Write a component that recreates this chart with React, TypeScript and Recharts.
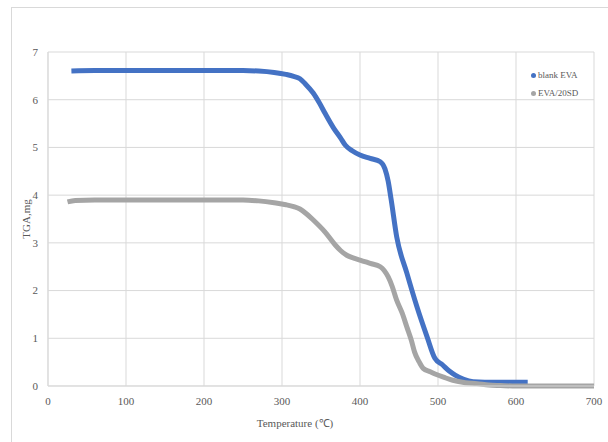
import React from 'react';
import { LineChart, Line, XAxis, YAxis, CartesianGrid } from 'recharts';

// TGA curves (temperature 춿C, mass mg)
const blankEva = [
    [30, 6.6], [60, 6.61], [100, 6.61], [150, 6.61], [200, 6.61], [250, 6.61], [270, 6.6],
    [290, 6.57], [305, 6.53], [315, 6.49], [323, 6.44], [330, 6.33], [340, 6.14], [348, 5.93],
    [355, 5.72], [366, 5.41], [375, 5.2], [381, 5.05], [390, 4.93], [400, 4.84], [413, 4.77],
    [426, 4.7], [432, 4.55], [436, 4.3], [440, 3.9], [447, 3.13], [460, 2.37], [473, 1.66],
    [486, 1.03], [496, 0.58], [506, 0.44], [514, 0.32], [522, 0.23], [533, 0.14], [545, 0.09],
    [560, 0.08], [590, 0.08], [615, 0.08],
].map(([t, mg]) => ({ t, mg }));

const eva20sd = [
    [25, 3.86], [35, 3.89], [60, 3.9], [100, 3.9], [150, 3.9], [200, 3.9], [250, 3.9], [270, 3.88],
    [290, 3.84], [305, 3.8], [315, 3.76], [323, 3.71], [332, 3.6], [340, 3.48], [355, 3.23],
    [368, 2.96], [375, 2.84], [383, 2.74], [392, 2.68], [400, 2.64], [413, 2.57], [426, 2.5],
    [431, 2.42], [436, 2.29], [441, 2.1], [447, 1.8], [454, 1.53], [460, 1.24], [466, 0.95],
    [470, 0.71], [476, 0.5], [481, 0.37], [490, 0.3], [498, 0.24], [508, 0.18], [519, 0.12],
    [535, 0.07], [550, 0.05], [565, 0.02], [580, 0.01], [600, 0], [650, 0], [700, 0],
].map(([t, mg]) => ({ t, mg }));

const xTicks = [0, 100, 200, 300, 400, 500, 600, 700];
const yTicks = [0, 1, 2, 3, 4, 5, 6, 7];

const series = [
    { name: 'blank EVA', data: blankEva, color: '#4472c4' },
    { name: 'EVA/20SD', data: eva20sd, color: '#a5a5a5' },
];

const font = '"Liberation Serif", "Times New Roman", serif';
const textColor = '#595959';
const gridColor = '#d9d9d9';

// legend sits inside the plot, so it's drawn as an overlay instead of recharts' Legend
const LegendBox = () => (
    <div style={{ position: 'absolute', left: 531, top: 66, fontFamily: font, fontSize: 9, color: textColor }}>
        {series.map(s => (
            <div key={s.name} style={{ display: 'flex', alignItems: 'center', height: 18 }}>
                <span style={{
                    width: 5, height: 5, borderRadius: '50%', background: s.color,
                    display: 'inline-block', marginRight: 2
                }} />
                {s.name}
            </div>
        ))}
    </div>
);

export default function App() {
    return (
        <div style={{ position: 'fixed', left: 0, top: 0, width: 608, height: 442, background: '#fff', overflow: 'hidden', fontFamily: font }}>
            <div style={{
                position: 'absolute', left: 11, top: 7, width: 640, height: 480,
                border: `1px solid ${gridColor}`
            }} />
            <LineChart width={608} height={442} margin={{ top: 52, right: 14, left: 0, bottom: 0 }} style={{ fontFamily: font }}>
                <CartesianGrid stroke={gridColor} />
                <XAxis
                    type="number"
                    dataKey="t"
                    domain={[0, 700]}
                    ticks={xTicks}
                    height={56}
                    tickLine={false}
                    tickSize={8}
                    tickMargin={3}
                    axisLine={{ stroke: gridColor }}
                    tick={{ fill: textColor, fontSize: 11, fontFamily: font }}
                    label={{
                        value: 'Temperature (\u2103)', position: 'insideBottom', offset: 15, dx: -26,
                        fill: textColor, fontSize: 11, fontFamily: font
                    }}
                />
                <YAxis
                    type="number"
                    domain={[0, 7]}
                    ticks={yTicks}
                    width={48}
                    tickLine={false}
                    tickSize={8}
                    tickMargin={2}
                    axisLine={{ stroke: gridColor }}
                    tick={{ fill: textColor, fontSize: 11, fontFamily: font }}
                    label={{
                        value: 'TGA,mg', angle: -90, position: 'insideLeft', offset: 26,
                        fill: textColor, fontSize: 11, fontFamily: font, style: { textAnchor: 'middle' }
                    }}
                />
                {series.map(s => (
                    <Line
                        key={s.name}
                        name={s.name}
                        data={s.data}
                        dataKey="mg"
                        type="monotone"
                        stroke={s.color}
                        strokeWidth={5}
                        dot={false}
                        isAnimationActive={false}
                    />
                ))}
            </LineChart>
            <LegendBox />
        </div>
    );
}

--------------------------------------------------

**What the task requires:** Write out again, exactly, the lines from the start of the listing up to the line containing "XAxis, YAxis, CartesianGrid", with both ends and without pictures.

**Result of this exercise:**
Write a component that recreates this chart with React, TypeScript and Recharts.
import React from 'react';
import { LineChart, Line, XAxis, YAxis, CartesianGrid } from 'recharts';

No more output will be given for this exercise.